#### BRIEF:
Nothing outside the lines from the one containing "Emit a Python" through the one containing "tib_err = [0.11, 5.0, 11.0, 0.09, 0.93, 0.38]" should be copied, and no pictures either. Copy those lines exactly.

#### Stored entries:

▬▬▬

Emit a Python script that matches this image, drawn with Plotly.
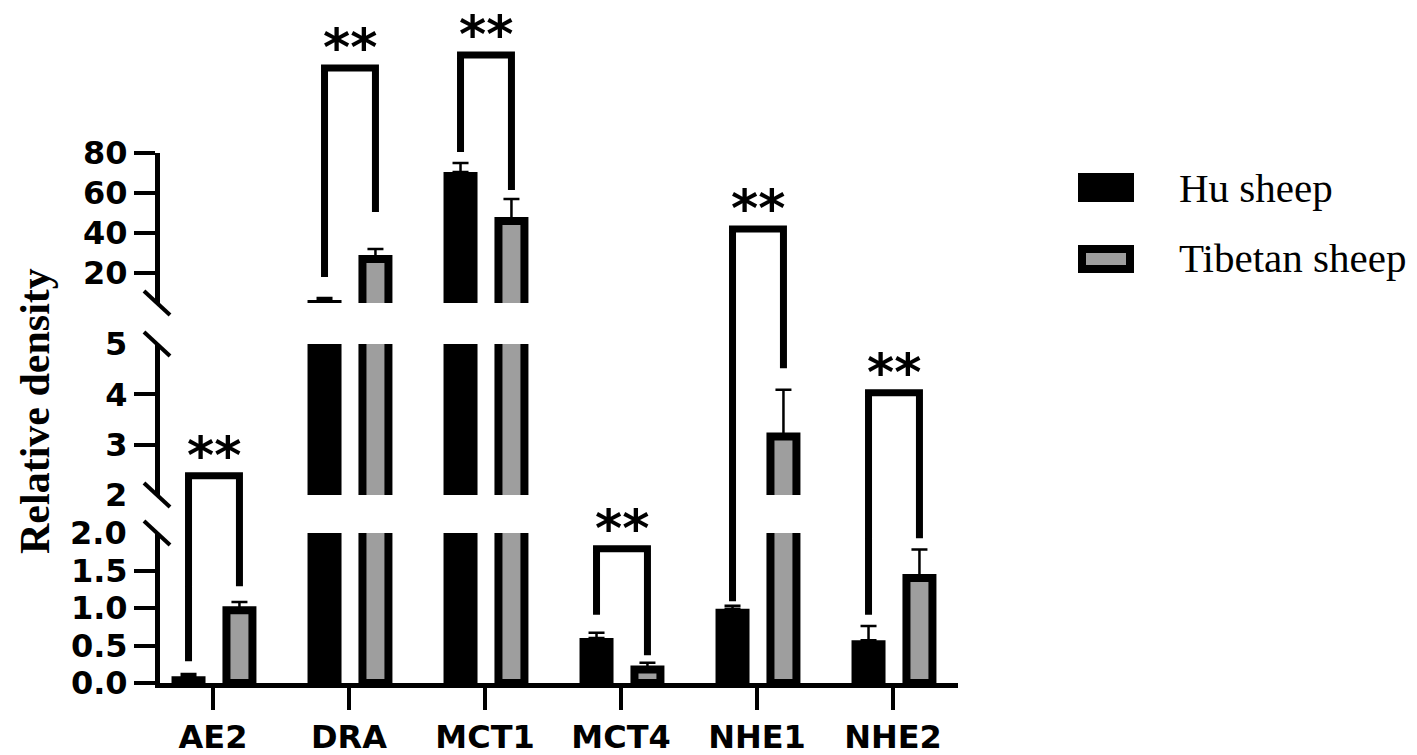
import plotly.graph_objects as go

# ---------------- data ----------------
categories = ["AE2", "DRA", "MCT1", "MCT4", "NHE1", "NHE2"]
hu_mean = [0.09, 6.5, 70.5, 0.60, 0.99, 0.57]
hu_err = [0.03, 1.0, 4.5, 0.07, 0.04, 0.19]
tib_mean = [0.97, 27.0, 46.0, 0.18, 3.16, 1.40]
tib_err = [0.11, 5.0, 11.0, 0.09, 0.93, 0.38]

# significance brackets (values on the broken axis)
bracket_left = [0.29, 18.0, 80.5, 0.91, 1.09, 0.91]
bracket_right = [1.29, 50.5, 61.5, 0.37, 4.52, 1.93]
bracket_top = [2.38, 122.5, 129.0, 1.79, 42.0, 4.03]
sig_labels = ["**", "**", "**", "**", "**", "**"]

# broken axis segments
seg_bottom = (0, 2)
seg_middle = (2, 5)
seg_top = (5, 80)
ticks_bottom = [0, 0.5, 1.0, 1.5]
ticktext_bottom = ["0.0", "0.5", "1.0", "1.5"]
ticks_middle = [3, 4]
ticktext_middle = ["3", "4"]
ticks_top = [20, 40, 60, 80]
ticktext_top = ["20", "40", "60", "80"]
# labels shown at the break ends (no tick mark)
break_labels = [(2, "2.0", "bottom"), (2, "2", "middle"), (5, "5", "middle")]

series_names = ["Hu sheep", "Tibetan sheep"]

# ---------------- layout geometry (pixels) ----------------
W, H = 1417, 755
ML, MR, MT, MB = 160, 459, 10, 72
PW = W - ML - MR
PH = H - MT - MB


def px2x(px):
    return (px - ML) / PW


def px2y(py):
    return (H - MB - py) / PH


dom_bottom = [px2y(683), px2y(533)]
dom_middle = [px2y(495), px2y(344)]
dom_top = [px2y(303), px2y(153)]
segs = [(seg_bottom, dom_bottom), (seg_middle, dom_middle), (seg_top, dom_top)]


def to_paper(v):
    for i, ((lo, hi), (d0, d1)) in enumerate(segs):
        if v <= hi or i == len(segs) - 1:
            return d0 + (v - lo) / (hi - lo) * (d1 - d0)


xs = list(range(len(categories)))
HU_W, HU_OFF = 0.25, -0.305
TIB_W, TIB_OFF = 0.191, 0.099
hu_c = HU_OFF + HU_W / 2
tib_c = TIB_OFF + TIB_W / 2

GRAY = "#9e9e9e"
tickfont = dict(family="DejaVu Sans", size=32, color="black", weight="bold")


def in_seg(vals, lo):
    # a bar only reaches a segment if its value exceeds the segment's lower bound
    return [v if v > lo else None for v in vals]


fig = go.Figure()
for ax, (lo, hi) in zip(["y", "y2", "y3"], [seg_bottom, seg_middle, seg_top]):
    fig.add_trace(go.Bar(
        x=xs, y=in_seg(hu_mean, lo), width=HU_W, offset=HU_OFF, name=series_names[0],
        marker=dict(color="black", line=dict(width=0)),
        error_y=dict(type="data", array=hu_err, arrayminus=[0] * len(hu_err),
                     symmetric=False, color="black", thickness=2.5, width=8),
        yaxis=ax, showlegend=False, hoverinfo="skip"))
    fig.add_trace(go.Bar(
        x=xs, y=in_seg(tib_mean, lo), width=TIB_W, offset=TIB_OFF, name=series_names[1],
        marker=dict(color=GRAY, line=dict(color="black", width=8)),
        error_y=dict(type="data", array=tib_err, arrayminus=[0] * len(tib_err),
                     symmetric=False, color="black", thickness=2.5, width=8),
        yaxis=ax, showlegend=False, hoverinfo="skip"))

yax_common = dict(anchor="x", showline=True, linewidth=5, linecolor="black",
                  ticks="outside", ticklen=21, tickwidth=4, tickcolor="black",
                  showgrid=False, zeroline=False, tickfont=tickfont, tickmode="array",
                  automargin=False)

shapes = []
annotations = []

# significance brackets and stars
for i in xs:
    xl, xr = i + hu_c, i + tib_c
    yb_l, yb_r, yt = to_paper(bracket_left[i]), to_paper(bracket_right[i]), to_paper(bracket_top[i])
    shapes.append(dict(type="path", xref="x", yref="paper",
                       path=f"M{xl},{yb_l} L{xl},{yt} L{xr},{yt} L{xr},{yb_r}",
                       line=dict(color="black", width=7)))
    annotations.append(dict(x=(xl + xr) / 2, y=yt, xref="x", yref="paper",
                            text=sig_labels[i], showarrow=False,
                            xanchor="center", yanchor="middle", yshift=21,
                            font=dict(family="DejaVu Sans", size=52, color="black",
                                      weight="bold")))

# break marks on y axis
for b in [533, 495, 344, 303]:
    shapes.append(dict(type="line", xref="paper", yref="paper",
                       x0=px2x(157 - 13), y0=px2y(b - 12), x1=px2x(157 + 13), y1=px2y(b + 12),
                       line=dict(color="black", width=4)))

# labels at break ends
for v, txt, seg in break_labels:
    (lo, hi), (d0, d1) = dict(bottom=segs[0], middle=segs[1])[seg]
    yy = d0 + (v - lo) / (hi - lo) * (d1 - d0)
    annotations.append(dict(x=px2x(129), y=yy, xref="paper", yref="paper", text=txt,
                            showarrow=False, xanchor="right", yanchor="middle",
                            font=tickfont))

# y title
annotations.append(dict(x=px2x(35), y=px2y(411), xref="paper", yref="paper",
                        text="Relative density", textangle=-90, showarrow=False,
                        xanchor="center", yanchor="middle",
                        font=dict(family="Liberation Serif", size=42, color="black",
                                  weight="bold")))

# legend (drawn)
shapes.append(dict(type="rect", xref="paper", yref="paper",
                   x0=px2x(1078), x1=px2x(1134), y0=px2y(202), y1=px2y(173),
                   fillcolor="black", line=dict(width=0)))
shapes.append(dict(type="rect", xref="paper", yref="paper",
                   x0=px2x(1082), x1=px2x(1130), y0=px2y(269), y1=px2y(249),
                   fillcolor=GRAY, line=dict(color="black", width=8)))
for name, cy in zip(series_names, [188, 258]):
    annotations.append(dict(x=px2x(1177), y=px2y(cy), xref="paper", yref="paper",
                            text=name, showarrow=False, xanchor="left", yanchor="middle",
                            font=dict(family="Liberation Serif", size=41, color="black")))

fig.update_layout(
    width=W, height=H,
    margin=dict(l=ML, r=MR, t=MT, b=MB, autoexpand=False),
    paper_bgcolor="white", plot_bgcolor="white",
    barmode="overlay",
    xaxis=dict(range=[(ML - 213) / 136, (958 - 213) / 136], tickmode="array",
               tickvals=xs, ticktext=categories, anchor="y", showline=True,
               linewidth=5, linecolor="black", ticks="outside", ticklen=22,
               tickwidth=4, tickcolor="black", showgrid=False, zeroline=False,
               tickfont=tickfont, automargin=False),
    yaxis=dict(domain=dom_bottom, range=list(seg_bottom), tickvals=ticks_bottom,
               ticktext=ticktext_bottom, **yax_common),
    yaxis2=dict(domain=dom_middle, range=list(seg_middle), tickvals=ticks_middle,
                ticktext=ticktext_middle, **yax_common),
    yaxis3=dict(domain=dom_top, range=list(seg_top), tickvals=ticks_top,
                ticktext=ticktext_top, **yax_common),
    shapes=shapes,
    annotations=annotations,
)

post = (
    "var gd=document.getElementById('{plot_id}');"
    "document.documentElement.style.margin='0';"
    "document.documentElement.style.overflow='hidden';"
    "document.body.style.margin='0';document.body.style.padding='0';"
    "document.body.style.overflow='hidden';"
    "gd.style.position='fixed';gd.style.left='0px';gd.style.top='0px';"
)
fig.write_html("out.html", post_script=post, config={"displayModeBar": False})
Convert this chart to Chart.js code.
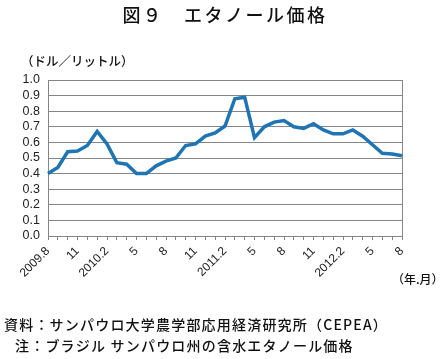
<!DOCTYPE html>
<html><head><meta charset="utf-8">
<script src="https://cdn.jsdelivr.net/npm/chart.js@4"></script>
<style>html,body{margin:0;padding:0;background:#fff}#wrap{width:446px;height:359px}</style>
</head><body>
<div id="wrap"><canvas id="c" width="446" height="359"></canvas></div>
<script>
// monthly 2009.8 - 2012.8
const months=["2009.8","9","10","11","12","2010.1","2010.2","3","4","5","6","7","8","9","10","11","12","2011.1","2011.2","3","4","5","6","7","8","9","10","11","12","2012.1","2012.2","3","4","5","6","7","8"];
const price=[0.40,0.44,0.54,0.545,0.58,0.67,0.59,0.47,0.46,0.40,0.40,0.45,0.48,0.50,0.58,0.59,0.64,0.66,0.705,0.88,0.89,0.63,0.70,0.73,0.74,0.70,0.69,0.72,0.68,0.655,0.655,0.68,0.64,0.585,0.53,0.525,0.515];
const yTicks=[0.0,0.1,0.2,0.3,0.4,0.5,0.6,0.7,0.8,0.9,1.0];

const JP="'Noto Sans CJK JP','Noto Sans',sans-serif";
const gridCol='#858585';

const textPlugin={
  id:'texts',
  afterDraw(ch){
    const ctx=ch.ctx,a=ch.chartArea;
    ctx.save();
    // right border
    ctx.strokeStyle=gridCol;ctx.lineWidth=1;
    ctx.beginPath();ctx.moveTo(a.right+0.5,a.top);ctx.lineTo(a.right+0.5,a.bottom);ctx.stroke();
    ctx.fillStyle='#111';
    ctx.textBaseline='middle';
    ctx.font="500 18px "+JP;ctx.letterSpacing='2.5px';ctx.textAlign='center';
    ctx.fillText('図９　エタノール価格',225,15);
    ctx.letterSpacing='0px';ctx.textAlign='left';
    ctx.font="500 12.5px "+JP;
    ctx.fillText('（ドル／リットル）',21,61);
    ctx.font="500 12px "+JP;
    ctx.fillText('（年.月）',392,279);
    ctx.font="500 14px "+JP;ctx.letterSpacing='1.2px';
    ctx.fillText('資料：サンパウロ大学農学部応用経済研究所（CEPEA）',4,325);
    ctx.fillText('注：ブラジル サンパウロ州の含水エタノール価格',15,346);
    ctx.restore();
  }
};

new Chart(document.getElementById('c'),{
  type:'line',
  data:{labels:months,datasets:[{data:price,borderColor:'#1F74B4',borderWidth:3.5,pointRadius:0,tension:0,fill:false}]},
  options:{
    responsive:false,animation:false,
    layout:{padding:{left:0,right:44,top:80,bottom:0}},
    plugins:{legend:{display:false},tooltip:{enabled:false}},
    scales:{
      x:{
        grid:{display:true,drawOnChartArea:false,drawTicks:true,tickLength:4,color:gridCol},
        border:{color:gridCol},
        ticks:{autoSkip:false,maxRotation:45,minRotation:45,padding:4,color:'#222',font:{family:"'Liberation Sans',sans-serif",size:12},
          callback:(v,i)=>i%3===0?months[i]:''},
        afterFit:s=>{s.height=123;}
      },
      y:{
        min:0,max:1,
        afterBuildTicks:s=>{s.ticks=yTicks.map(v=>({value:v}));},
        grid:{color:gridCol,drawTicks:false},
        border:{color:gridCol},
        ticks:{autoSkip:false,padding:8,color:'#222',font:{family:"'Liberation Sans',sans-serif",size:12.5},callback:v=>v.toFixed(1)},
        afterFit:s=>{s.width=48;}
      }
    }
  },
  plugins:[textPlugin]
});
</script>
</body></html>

▬▬▬

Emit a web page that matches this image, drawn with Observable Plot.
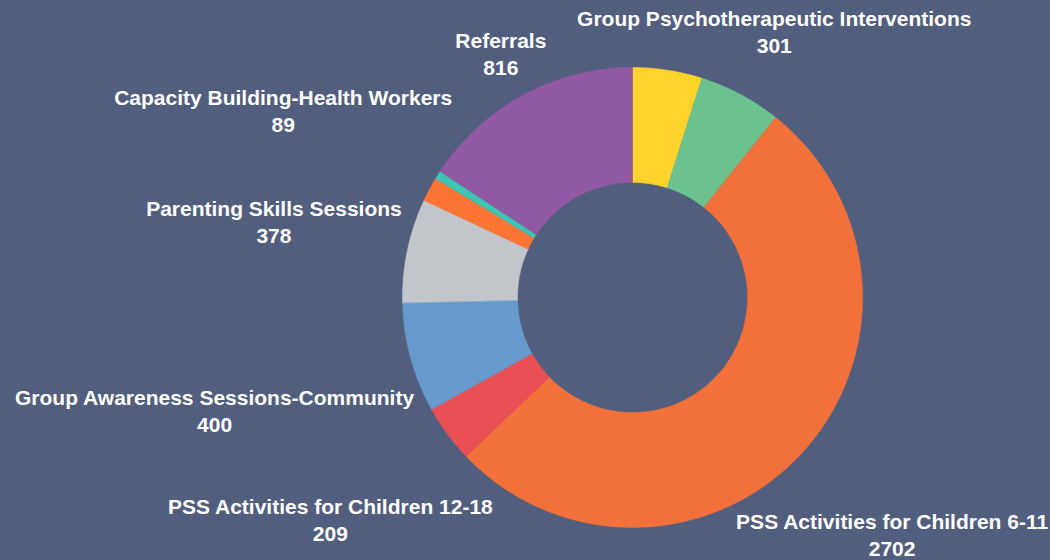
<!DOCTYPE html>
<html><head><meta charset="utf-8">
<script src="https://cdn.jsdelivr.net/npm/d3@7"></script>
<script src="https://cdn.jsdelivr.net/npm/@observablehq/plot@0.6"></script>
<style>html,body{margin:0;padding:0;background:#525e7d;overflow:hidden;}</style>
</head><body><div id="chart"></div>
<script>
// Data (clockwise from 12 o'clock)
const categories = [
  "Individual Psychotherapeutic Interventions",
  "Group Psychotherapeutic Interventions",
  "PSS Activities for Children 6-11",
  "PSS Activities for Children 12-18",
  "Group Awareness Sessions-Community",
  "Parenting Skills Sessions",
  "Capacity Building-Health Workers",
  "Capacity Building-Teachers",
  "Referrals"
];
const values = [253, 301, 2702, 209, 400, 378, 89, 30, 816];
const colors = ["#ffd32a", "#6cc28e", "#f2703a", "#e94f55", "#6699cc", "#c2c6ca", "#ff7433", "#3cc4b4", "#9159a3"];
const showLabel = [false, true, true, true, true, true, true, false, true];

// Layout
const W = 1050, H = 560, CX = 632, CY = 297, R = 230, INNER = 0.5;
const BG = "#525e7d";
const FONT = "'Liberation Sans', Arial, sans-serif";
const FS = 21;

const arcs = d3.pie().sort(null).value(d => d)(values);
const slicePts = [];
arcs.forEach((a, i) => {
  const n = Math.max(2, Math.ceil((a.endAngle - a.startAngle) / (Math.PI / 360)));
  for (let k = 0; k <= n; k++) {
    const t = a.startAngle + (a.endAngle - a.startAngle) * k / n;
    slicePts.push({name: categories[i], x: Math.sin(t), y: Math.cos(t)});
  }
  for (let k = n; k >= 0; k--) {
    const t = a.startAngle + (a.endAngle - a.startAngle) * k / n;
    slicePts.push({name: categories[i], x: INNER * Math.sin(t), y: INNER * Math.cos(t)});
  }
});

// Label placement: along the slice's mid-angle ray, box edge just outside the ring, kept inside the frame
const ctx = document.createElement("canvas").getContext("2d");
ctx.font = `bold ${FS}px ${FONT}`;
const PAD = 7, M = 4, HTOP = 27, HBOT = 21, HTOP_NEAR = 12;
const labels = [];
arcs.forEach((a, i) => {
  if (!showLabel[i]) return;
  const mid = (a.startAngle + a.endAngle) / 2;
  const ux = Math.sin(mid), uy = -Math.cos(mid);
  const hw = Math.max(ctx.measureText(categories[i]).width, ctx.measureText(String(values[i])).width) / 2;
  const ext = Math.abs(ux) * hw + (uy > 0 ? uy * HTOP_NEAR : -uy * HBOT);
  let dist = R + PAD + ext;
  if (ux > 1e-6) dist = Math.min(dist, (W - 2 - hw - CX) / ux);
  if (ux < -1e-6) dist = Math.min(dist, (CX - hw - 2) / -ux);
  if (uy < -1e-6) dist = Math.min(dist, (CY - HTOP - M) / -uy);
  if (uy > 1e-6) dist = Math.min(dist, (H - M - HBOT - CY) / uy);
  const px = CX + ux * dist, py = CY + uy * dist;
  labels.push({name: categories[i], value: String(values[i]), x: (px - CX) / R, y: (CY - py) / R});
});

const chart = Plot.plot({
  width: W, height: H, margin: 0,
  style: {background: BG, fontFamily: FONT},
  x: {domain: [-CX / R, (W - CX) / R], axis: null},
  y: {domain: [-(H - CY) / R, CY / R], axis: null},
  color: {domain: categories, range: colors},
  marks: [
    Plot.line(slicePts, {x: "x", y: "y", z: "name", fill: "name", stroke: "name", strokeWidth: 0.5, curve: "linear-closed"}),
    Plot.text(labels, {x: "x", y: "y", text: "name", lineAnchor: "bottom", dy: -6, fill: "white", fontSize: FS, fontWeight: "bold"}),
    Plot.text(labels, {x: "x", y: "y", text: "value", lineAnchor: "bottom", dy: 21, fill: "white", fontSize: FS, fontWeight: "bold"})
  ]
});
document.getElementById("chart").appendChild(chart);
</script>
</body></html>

▬▬▬

#### ANSWER TO THE EXERCISE:
Emit a Python script that matches this image, drawn with Plotly.
import plotly.graph_objects as go

# ---------------- data ----------------
categories = ["AE2", "DRA", "MCT1", "MCT4", "NHE1", "NHE2"]
hu_mean = [0.09, 6.5, 70.5, 0.60, 0.99, 0.57]
hu_err = [0.03, 1.0, 4.5, 0.07, 0.04, 0.19]
tib_mean = [0.97, 27.0, 46.0, 0.18, 3.16, 1.40]
tib_err = [0.11, 5.0, 11.0, 0.09, 0.93, 0.38]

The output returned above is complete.